Direction:
Only the lines from the top of the listing below to the line that has "y_ticks = [0, 1, 2, 3, 4, 5, 6, 7]" should be echoed, with both ends kept and pictures left out.

** Start of Information supplied **

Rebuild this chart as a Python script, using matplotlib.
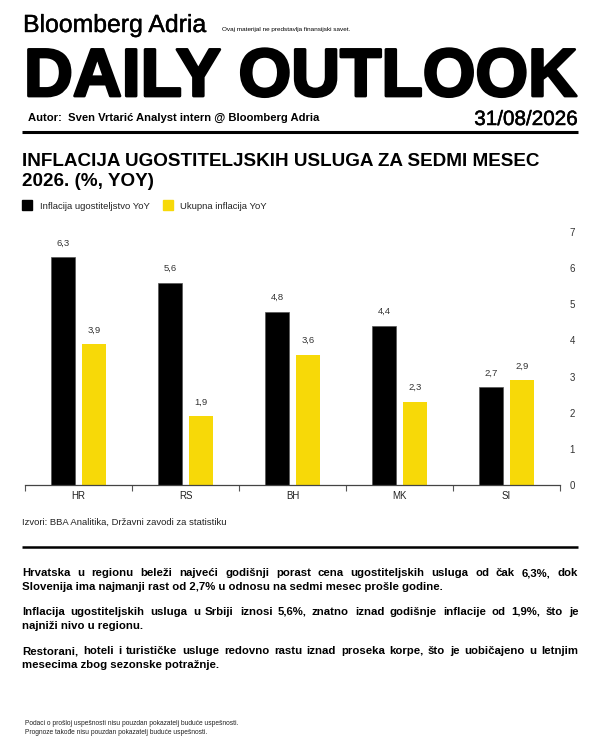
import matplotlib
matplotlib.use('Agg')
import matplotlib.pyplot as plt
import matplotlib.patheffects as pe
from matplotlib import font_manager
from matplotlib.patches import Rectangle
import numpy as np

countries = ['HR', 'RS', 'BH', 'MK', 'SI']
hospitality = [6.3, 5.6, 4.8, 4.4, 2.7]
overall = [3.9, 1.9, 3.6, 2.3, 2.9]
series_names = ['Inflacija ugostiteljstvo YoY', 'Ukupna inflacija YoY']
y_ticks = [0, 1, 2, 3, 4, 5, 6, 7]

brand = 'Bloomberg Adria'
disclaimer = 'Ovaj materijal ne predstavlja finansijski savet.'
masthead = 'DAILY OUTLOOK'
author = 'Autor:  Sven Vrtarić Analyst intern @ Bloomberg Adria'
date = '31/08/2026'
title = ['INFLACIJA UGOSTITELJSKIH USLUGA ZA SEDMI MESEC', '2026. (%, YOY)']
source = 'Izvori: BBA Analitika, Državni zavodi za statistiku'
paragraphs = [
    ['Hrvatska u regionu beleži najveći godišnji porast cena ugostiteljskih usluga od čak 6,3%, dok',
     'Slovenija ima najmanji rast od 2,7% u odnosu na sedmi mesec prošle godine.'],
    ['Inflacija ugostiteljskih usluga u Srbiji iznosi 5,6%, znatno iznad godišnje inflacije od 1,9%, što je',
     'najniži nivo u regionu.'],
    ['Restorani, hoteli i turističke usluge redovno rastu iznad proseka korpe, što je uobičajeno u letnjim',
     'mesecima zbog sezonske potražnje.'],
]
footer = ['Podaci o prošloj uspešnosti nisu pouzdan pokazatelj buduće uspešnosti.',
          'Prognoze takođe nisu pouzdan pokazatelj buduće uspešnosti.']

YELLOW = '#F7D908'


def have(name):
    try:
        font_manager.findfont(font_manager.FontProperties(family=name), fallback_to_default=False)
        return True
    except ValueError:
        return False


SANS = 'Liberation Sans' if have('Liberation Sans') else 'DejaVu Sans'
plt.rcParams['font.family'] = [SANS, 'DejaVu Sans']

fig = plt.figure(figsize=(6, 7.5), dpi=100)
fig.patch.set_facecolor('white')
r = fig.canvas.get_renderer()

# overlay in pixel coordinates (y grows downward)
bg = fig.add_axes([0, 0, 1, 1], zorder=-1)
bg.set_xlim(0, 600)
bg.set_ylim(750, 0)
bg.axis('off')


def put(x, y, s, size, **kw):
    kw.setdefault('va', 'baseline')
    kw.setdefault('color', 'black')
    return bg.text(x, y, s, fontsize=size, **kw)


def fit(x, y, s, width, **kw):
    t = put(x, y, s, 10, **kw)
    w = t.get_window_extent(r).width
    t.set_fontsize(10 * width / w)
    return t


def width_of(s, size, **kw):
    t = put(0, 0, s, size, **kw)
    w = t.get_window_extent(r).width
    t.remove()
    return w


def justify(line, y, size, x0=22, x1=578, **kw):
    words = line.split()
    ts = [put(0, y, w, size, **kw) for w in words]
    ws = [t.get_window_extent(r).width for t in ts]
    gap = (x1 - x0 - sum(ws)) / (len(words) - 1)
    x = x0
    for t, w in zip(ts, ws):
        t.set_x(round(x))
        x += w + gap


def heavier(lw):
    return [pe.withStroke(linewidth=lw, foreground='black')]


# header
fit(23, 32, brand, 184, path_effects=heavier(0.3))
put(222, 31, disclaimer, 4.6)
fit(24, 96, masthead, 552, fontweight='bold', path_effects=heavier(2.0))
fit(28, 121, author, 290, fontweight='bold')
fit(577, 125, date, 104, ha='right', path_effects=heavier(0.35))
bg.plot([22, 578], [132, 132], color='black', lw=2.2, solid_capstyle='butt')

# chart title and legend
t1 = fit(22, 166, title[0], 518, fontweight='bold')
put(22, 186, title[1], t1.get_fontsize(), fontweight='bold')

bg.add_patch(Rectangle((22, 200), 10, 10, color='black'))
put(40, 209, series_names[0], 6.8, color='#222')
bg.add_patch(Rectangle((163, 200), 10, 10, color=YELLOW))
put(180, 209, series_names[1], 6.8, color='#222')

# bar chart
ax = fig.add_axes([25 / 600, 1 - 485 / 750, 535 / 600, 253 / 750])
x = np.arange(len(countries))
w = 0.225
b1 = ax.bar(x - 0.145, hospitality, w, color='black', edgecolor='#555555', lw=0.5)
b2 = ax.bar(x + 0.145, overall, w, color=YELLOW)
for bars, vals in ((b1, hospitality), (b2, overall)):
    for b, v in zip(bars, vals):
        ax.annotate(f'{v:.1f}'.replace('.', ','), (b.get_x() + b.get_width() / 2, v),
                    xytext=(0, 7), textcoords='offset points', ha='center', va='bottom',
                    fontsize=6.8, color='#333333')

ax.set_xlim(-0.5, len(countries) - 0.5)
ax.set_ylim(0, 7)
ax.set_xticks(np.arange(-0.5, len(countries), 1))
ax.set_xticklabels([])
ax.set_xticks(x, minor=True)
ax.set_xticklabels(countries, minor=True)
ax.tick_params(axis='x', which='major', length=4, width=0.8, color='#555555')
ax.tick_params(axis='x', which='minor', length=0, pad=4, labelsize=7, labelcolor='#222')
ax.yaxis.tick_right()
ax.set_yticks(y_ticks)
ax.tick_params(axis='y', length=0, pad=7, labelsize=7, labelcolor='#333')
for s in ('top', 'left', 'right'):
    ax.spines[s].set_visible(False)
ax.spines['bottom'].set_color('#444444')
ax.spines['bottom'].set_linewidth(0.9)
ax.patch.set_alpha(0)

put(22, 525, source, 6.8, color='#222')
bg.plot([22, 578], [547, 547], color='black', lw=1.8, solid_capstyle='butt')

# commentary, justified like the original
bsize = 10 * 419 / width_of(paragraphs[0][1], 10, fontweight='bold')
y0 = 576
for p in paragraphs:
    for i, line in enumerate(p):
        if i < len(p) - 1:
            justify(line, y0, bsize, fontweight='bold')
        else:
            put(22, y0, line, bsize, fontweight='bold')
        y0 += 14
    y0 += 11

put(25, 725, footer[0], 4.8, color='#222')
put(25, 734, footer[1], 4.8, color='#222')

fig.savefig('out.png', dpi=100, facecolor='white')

** End of Information supplied **

Written solution:
Rebuild this chart as a Python script, using matplotlib.
import matplotlib
matplotlib.use('Agg')
import matplotlib.pyplot as plt
import matplotlib.patheffects as pe
from matplotlib import font_manager
from matplotlib.patches import Rectangle
import numpy as np

countries = ['HR', 'RS', 'BH', 'MK', 'SI']
hospitality = [6.3, 5.6, 4.8, 4.4, 2.7]
overall = [3.9, 1.9, 3.6, 2.3, 2.9]
series_names = ['Inflacija ugostiteljstvo YoY', 'Ukupna inflacija YoY']
y_ticks = [0, 1, 2, 3, 4, 5, 6, 7]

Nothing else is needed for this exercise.